___ Task material ___
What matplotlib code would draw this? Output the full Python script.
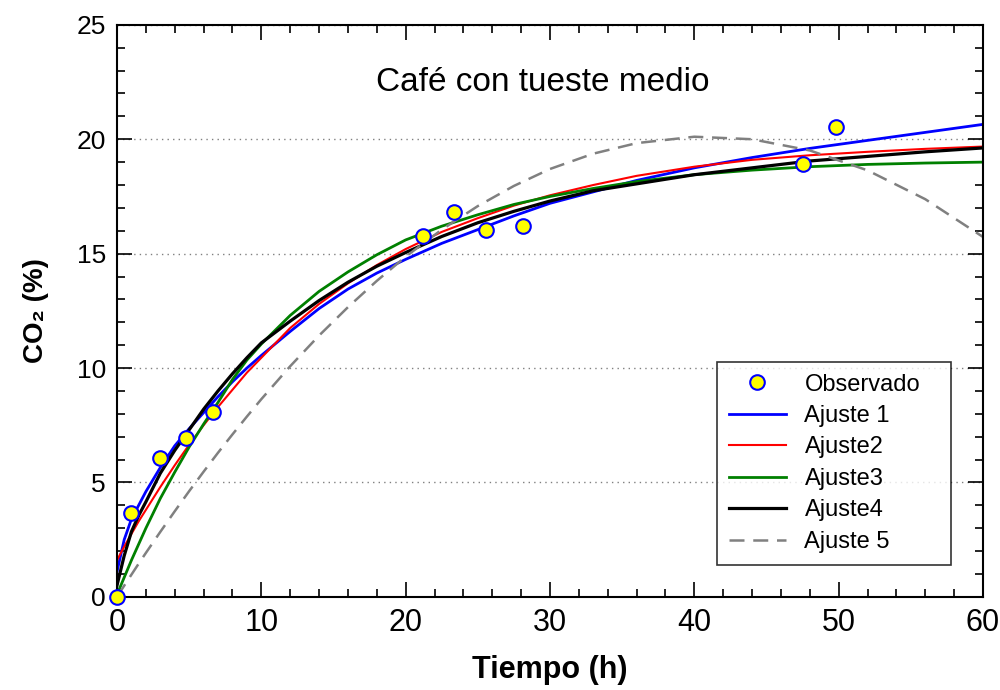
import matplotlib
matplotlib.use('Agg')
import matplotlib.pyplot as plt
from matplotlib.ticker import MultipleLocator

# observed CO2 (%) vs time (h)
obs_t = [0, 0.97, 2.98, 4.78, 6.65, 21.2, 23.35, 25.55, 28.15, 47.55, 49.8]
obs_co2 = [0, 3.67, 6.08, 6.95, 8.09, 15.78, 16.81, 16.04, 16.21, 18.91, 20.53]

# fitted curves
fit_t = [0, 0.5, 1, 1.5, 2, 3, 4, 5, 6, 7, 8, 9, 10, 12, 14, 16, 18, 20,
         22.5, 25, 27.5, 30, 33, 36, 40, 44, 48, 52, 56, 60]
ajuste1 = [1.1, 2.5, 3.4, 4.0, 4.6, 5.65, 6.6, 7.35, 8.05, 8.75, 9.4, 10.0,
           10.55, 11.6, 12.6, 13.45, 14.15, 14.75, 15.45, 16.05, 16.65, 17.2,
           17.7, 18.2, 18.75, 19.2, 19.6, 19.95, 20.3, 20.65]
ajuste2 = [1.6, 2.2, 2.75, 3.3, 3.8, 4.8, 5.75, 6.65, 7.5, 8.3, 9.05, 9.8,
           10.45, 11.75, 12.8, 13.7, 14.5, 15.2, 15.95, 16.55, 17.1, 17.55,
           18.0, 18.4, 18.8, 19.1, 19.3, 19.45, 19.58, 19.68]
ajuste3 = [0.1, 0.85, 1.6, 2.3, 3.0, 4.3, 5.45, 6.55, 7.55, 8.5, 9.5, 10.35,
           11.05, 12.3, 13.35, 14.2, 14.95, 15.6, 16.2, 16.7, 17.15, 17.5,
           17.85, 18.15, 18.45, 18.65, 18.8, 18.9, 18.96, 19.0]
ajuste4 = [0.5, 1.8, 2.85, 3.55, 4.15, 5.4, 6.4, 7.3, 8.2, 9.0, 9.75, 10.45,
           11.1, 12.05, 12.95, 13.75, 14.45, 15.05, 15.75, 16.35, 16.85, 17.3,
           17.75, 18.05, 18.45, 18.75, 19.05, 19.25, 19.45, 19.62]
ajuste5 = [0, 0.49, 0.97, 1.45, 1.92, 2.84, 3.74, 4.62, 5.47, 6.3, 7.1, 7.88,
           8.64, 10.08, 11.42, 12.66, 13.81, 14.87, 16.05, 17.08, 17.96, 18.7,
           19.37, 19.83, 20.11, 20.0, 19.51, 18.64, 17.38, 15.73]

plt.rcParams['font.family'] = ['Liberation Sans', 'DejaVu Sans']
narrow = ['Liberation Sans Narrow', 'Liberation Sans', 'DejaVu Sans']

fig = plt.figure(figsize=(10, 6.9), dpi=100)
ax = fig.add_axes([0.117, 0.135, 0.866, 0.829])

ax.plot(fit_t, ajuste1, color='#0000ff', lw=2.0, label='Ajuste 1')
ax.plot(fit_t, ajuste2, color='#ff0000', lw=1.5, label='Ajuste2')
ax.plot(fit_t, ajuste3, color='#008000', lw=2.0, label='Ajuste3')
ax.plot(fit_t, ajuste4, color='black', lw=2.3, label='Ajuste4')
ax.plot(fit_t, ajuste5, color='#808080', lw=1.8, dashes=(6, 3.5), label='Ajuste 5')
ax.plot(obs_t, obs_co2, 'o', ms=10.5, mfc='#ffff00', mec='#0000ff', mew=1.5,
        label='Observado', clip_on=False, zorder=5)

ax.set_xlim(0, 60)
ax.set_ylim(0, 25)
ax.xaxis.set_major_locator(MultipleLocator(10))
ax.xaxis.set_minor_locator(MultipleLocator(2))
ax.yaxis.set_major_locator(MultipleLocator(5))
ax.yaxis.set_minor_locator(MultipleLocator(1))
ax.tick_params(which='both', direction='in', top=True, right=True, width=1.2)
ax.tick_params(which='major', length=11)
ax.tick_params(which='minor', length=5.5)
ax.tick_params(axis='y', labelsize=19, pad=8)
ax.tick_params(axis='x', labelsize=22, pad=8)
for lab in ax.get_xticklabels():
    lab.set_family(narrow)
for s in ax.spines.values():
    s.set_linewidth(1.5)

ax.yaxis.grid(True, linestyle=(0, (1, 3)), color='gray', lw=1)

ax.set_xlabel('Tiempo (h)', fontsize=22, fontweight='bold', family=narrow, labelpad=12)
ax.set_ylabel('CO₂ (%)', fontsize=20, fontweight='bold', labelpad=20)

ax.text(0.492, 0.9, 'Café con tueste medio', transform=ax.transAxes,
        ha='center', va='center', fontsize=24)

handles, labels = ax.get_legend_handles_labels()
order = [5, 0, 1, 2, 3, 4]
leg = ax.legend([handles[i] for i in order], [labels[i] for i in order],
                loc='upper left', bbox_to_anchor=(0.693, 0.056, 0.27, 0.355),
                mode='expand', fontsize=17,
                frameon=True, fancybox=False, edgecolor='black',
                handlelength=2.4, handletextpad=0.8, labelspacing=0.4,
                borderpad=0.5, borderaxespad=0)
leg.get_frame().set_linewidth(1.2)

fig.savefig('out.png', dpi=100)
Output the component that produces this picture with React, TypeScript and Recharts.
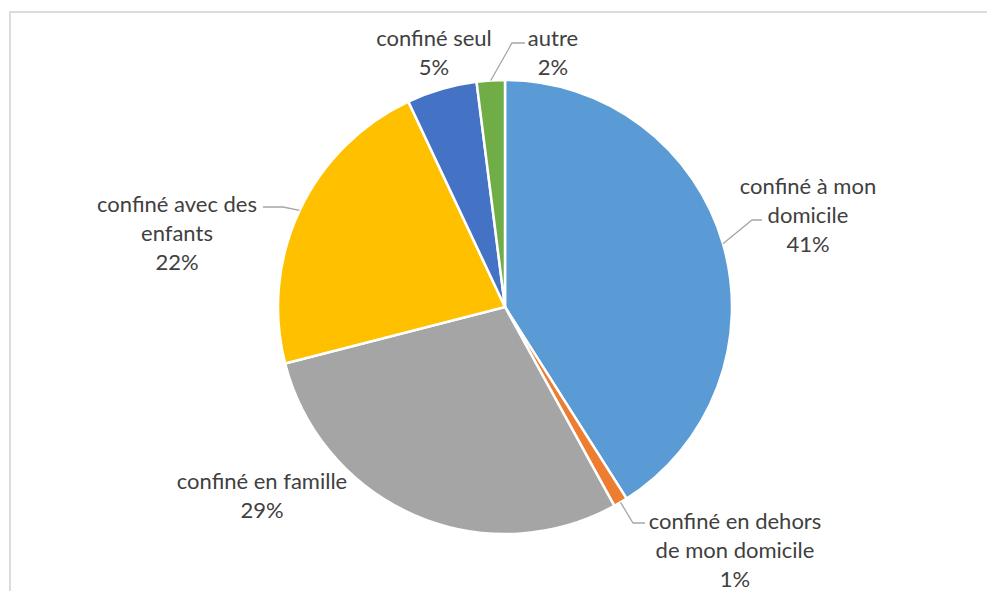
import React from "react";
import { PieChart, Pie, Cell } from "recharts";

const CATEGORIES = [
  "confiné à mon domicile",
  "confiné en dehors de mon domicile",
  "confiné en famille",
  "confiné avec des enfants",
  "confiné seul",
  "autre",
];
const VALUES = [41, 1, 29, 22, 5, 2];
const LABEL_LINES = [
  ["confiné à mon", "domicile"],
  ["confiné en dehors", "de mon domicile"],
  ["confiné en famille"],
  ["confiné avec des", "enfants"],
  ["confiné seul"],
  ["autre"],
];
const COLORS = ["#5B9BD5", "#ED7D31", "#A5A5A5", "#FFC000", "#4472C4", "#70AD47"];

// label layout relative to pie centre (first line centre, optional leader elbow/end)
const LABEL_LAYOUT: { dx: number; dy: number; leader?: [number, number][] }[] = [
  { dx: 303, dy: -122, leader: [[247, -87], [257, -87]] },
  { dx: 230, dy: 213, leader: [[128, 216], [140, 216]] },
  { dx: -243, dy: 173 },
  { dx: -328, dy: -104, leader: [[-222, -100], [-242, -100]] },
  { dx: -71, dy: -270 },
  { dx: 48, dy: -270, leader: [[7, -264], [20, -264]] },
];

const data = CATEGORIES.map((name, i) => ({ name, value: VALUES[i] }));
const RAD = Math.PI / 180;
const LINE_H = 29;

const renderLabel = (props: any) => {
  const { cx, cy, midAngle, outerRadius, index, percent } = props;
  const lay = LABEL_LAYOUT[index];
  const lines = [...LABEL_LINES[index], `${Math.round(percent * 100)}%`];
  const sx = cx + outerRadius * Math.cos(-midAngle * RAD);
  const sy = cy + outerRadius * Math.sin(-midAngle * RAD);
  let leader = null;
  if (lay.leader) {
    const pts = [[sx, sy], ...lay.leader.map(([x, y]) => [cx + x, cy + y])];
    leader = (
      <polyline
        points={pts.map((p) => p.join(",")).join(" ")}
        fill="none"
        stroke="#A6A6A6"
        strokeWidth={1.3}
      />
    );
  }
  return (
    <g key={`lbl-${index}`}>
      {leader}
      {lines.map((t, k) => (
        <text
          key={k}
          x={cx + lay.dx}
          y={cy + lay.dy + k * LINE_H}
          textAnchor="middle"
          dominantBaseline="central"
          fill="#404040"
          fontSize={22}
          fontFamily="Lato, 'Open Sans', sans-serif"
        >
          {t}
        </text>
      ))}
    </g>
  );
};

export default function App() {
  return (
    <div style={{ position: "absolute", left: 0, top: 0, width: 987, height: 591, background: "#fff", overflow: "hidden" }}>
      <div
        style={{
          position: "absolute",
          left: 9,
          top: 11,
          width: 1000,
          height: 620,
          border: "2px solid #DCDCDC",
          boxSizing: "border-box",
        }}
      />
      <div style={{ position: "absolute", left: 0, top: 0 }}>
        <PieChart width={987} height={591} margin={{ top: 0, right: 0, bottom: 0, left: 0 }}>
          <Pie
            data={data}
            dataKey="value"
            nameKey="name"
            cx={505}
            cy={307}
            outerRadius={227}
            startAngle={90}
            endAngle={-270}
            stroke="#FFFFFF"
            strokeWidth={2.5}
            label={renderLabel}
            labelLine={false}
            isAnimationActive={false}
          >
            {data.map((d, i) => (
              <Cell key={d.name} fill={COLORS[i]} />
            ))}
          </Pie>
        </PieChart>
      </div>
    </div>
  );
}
___
_Directions_
Above are the records. Copy word for word only their lines from the one holding "Output the component" through the one holding "PieChart, Pie, Cell", both included, and skip the images.

_Solution_
Output the component that produces this picture with React, TypeScript and Recharts.
import React from "react";
import { PieChart, Pie, Cell } from "recharts";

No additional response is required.